When we talk about the Internet today, we think of it as a single, global, omnipresent entity. It’s easy to imagine there was a lone genius behind it — an Edison or Tesla of the network. The truth, however, is far more complex. The Internet wasn’t born in a garage or an isolated lab, but emerged from decades of distributed research, theoretical insights, and practical experimentation.

Internet was built layer upon layer, starting with abstract mathematics and evolving through early military networks, until it became what we use every day. Understanding who really invented it means reconstructing a collective history, made of pioneers, scientists, engineers, and political visions that intertwined science with global strategy.

The theoretical seed: Leonard Kleinrock and Packet Switching

To understand the origins of the Internet, we need to start with the ideas of Leonard Kleinrock, a professor at MIT and later UCLA. In 1961, Kleinrock published his thesis on the theory of packet switching, a concept that forever changed the way we think about communication.

Before this, systems relied on circuit switching: each call or connection occupied an entire line, like traditional analog phone calls. Packet switching, by contrast, breaks data into small independent blocks, which travel across the network via different routes and are reassembled at their destination. This model enabled the creation of flexible, resilient networks capable of handling heterogeneous traffic without blocking entire lines.

ARPANET: the first packet-switched network in history

Theory became reality with ARPANET, the network developed by the U.S. government agency ARPA (now DARPA). In the late 1960s, under the leadership of Larry Roberts, ARPANET connected its first four nodes: UCLA, Stanford, UC Santa Barbara, and the University of Utah. On October 29, 1969, the first communication took place: a remote login from UCLA to Stanford. The network crashed after the second letter was typed, but a revolution had begun.

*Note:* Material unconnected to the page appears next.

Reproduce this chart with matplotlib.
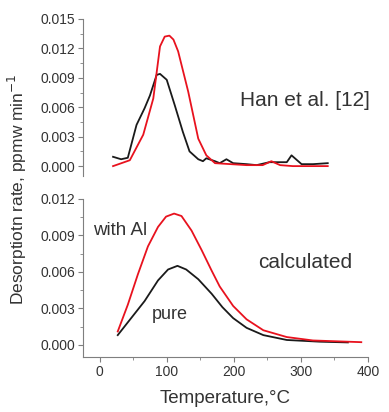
import numpy as np
import matplotlib.pyplot as plt
from matplotlib.ticker import MultipleLocator

plt.rcParams["font.family"] = ["Liberation Sans", "DejaVu Sans"]

# Han et al. [12] (measured)
han_pure_T = [20, 32, 42, 55, 67, 75, 85, 90, 100, 112, 124, 134, 147, 154, 159, 172, 179, 189,
              199, 219, 234, 253, 269, 279, 286, 301, 318, 340]
han_pure = [0.00095, 0.0007, 0.00085, 0.0042, 0.0059, 0.0072, 0.0093, 0.0094, 0.0088, 0.0062,
            0.0035, 0.0015, 0.0007, 0.0005, 0.0008, 0.0005, 0.0003, 0.0007, 0.0003, 0.0002,
            0.0001, 0.0004, 0.0004, 0.0004, 0.0011, 0.0002, 0.0002, 0.0003]
han_al_T = [20, 45, 65, 80, 90, 97, 104, 110, 117, 132, 147, 159, 172, 219, 243, 256, 269, 288, 340]
han_al = [0.0000, 0.0006, 0.0032, 0.0069, 0.0122, 0.0132, 0.0133, 0.0129, 0.0117, 0.0076,
          0.0028, 0.0011, 0.0003, 0.0001, 0.0001, 0.0005, 0.0001, 0.0000, 0.0000]

# calculated
calc_T_al = [27, 42, 57, 72, 87, 99, 111, 122, 137, 152, 167, 179, 199, 219, 244, 279, 318, 390]
calc_al = [0.0011, 0.0033, 0.0058, 0.0081, 0.0097, 0.01055, 0.0108, 0.0106, 0.0094, 0.0078,
           0.0061, 0.0048, 0.0032, 0.0021, 0.0012, 0.00064, 0.00036, 0.00022]
calc_T_pure = [27, 47, 67, 87, 102, 116, 129, 147, 167, 183, 199, 219, 244, 279, 328, 370]
calc_pure = [0.0008, 0.0022, 0.0036, 0.0053, 0.0062, 0.0065, 0.0062, 0.0054, 0.0042, 0.0031,
             0.0022, 0.0014, 0.0008, 0.0004, 0.00026, 0.0002]

red = "#e8121e"
dark = "#1a1a1a"
gray = "#7f7f7f"
txt = "#333333"

fig = plt.figure(figsize=(3.89, 4.12), dpi=100)
ax1 = fig.add_axes([0.213, 0.573, 0.733, 0.381])
ax2 = fig.add_axes([0.213, 0.1335, 0.733, 0.3835])


def style(ax, ymax, bottom):
    ax.set_xlim(-25, 400)
    ax.set_ylim(-0.001, ymax)
    for s in ["top", "right"]:
        ax.spines[s].set_visible(False)
    ax.spines["left"].set_color(gray)
    ax.spines["bottom"].set_color(gray)
    ax.yaxis.set_major_locator(MultipleLocator(0.003))
    ax.yaxis.set_minor_locator(MultipleLocator(0.0015))
    ax.xaxis.set_major_locator(MultipleLocator(100))
    ax.xaxis.set_minor_locator(MultipleLocator(50))
    ax.tick_params(which="both", direction="out", colors=gray, labelcolor=txt, labelsize=10)
    ax.tick_params(which="major", length=3.5, pad=2)
    ax.tick_params(which="minor", length=2)
    ax.yaxis.set_major_formatter(plt.FormatStrFormatter("%.3f"))
    if not bottom:
        ax.spines["bottom"].set_visible(False)
        ax.tick_params(axis="x", which="both", bottom=False, labelbottom=False)


style(ax1, 0.015, False)
style(ax2, 0.012, True)

ax1.plot(han_pure_T, han_pure, color=dark, lw=1.3)
ax1.plot(han_al_T, han_al, color=red, lw=1.3)
ax1.text(0.55, 0.48, "Han et al. [12]", transform=ax1.transAxes, fontsize=15, color=txt,
         va="center")

ax2.plot(calc_T_pure, calc_pure, color=dark, lw=1.3)
ax2.plot(calc_T_al, calc_al, color=red, lw=1.3)
ax2.text(0.035, 0.80, "with Al", transform=ax2.transAxes, fontsize=13.5, color=txt, va="center")
ax2.text(0.242, 0.266, "pure", transform=ax2.transAxes, fontsize=13, color=txt, va="center")
ax2.text(0.614, 0.595, "calculated", transform=ax2.transAxes, fontsize=15, color=txt,
         va="center")

ax2.set_xlabel("Temperature,\u00b0C", fontsize=13.5, color=txt, labelpad=8)
fig.text(0.045, 0.54, "Desorptiotn rate, ppmw min$^{-1}$", rotation=90, fontsize=12.5,
         color=txt, ha="center", va="center")

fig.savefig("out.png", dpi=100)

ARPANET was also conceived as a strategic response during the Cold War. A distributed network with no single physical center was more resistant to nuclear attacks, since no single node held total control. This distributed architecture remains at the core of the Internet today.

Vint Cerf and Bob Kahn: fathers of the TCP/IP protocol

If ARPANET was the first network, the true building blocks of the modern Internet were laid in the 1970s by Vint Cerf and Bob Kahn, rightly considered the “fathers of the Internet.” They developed the TCP/IP protocol, a set of rules allowing data to travel between different networks while ensuring it arrives intact and in the correct order.

The TCP/IP protocol was officially adopted by ARPANET on January 1, 1983. From that day forward, the network became an interconnected set of independent networks, able to communicate using a shared language. For many historians, this marks the true birth of the Internet as we know it.

Tim Berners-Lee: the creator of the World Wide Web

When people talk about the Internet, they often confuse it with the Web. In reality, the Internet is the global connectivity infrastructure, while the World Wide Web is a system of interlinked hypertext documents accessible via browsers. The Web was invented by Tim Berners-Lee in 1989 at CERN in Geneva.

Berners-Lee developed HTML, the HTTP protocol, and the concept of URLs, creating a simple way to share information over the Internet. The Web transformed the Internet from a technical research and communication tool into a mass phenomenon, accessible to anyone with a computer and a modem.

 

So who really invented the Internet? The answer is that the Internet is the result of dozens of extraordinary minds who each built a piece of the digital architecture we use today. Without Kleinrock, there would be no packet switching. Without ARPANET, no first network. Without Cerf and Kahn, no universal protocol. Without Berners-Lee, no Web as we know it.

The Internet wasn’t created in a day or from a single idea. It’s a living system, in constant evolution, born from science, engineering, vision, and global cooperation — just like the future ahead of us.